**Material provided:**
□ □ □ □

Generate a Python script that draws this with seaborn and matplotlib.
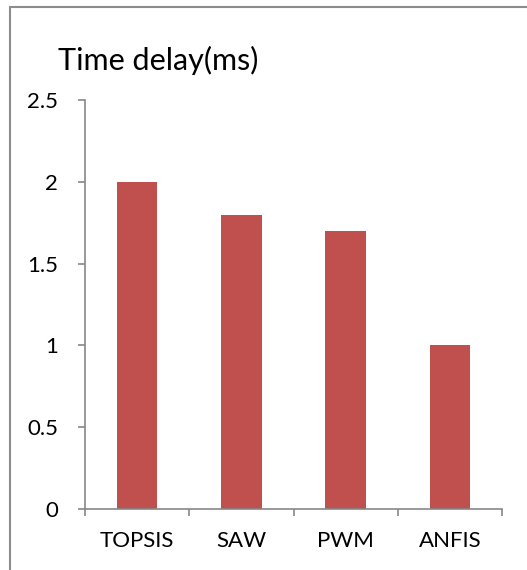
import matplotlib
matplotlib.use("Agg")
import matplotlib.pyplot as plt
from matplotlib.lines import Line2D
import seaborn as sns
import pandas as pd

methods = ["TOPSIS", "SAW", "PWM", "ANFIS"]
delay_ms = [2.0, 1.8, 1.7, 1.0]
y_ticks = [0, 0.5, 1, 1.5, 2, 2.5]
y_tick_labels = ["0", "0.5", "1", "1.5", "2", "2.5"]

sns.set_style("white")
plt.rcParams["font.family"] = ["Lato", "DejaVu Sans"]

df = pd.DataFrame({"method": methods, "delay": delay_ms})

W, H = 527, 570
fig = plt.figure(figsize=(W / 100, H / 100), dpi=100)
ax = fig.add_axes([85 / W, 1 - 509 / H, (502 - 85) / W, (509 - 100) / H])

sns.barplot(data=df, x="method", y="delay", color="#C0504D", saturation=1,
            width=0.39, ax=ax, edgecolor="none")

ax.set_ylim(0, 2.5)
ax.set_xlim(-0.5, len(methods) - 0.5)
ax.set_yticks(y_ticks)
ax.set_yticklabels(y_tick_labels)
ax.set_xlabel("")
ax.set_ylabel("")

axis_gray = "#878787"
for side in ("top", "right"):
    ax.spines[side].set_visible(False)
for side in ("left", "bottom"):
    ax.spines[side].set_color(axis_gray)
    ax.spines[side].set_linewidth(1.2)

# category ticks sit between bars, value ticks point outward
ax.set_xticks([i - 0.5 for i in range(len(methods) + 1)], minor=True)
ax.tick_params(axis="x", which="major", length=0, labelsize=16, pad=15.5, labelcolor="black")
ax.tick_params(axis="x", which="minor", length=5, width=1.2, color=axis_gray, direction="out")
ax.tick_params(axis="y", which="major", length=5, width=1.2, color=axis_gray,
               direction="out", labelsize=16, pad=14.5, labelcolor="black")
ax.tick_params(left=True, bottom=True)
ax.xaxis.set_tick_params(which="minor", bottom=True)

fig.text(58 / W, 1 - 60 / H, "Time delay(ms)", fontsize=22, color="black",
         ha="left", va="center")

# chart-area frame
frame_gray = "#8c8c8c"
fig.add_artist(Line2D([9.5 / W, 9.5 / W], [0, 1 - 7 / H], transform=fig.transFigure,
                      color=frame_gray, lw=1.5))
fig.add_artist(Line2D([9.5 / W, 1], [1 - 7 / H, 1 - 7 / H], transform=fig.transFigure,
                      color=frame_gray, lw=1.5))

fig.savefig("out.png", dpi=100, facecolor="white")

□ □ □ □

**What is required:** Quote the preceding listing precisely and completely, omitting its images.

**Final answer:**
Generate a Python script that draws this with seaborn and matplotlib.
import matplotlib
matplotlib.use("Agg")
import matplotlib.pyplot as plt
from matplotlib.lines import Line2D
import seaborn as sns
import pandas as pd

methods = ["TOPSIS", "SAW", "PWM", "ANFIS"]
delay_ms = [2.0, 1.8, 1.7, 1.0]
y_ticks = [0, 0.5, 1, 1.5, 2, 2.5]
y_tick_labels = ["0", "0.5", "1", "1.5", "2", "2.5"]

sns.set_style("white")
plt.rcParams["font.family"] = ["Lato", "DejaVu Sans"]

df = pd.DataFrame({"method": methods, "delay": delay_ms})

W, H = 527, 570
fig = plt.figure(figsize=(W / 100, H / 100), dpi=100)
ax = fig.add_axes([85 / W, 1 - 509 / H, (502 - 85) / W, (509 - 100) / H])

sns.barplot(data=df, x="method", y="delay", color="#C0504D", saturation=1,
            width=0.39, ax=ax, edgecolor="none")

ax.set_ylim(0, 2.5)
ax.set_xlim(-0.5, len(methods) - 0.5)
ax.set_yticks(y_ticks)
ax.set_yticklabels(y_tick_labels)
ax.set_xlabel("")
ax.set_ylabel("")

axis_gray = "#878787"
for side in ("top", "right"):
    ax.spines[side].set_visible(False)
for side in ("left", "bottom"):
    ax.spines[side].set_color(axis_gray)
    ax.spines[side].set_linewidth(1.2)

# category ticks sit between bars, value ticks point outward
ax.set_xticks([i - 0.5 for i in range(len(methods) + 1)], minor=True)
ax.tick_params(axis="x", which="major", length=0, labelsize=16, pad=15.5, labelcolor="black")
ax.tick_params(axis="x", which="minor", length=5, width=1.2, color=axis_gray, direction="out")
ax.tick_params(axis="y", which="major", length=5, width=1.2, color=axis_gray,
               direction="out", labelsize=16, pad=14.5, labelcolor="black")
ax.tick_params(left=True, bottom=True)
ax.xaxis.set_tick_params(which="minor", bottom=True)

fig.text(58 / W, 1 - 60 / H, "Time delay(ms)", fontsize=22, color="black",
         ha="left", va="center")

# chart-area frame
frame_gray = "#8c8c8c"
fig.add_artist(Line2D([9.5 / W, 9.5 / W], [0, 1 - 7 / H], transform=fig.transFigure,
                      color=frame_gray, lw=1.5))
fig.add_artist(Line2D([9.5 / W, 1], [1 - 7 / H, 1 - 7 / H], transform=fig.transFigure,
                      color=frame_gray, lw=1.5))

fig.savefig("out.png", dpi=100, facecolor="white")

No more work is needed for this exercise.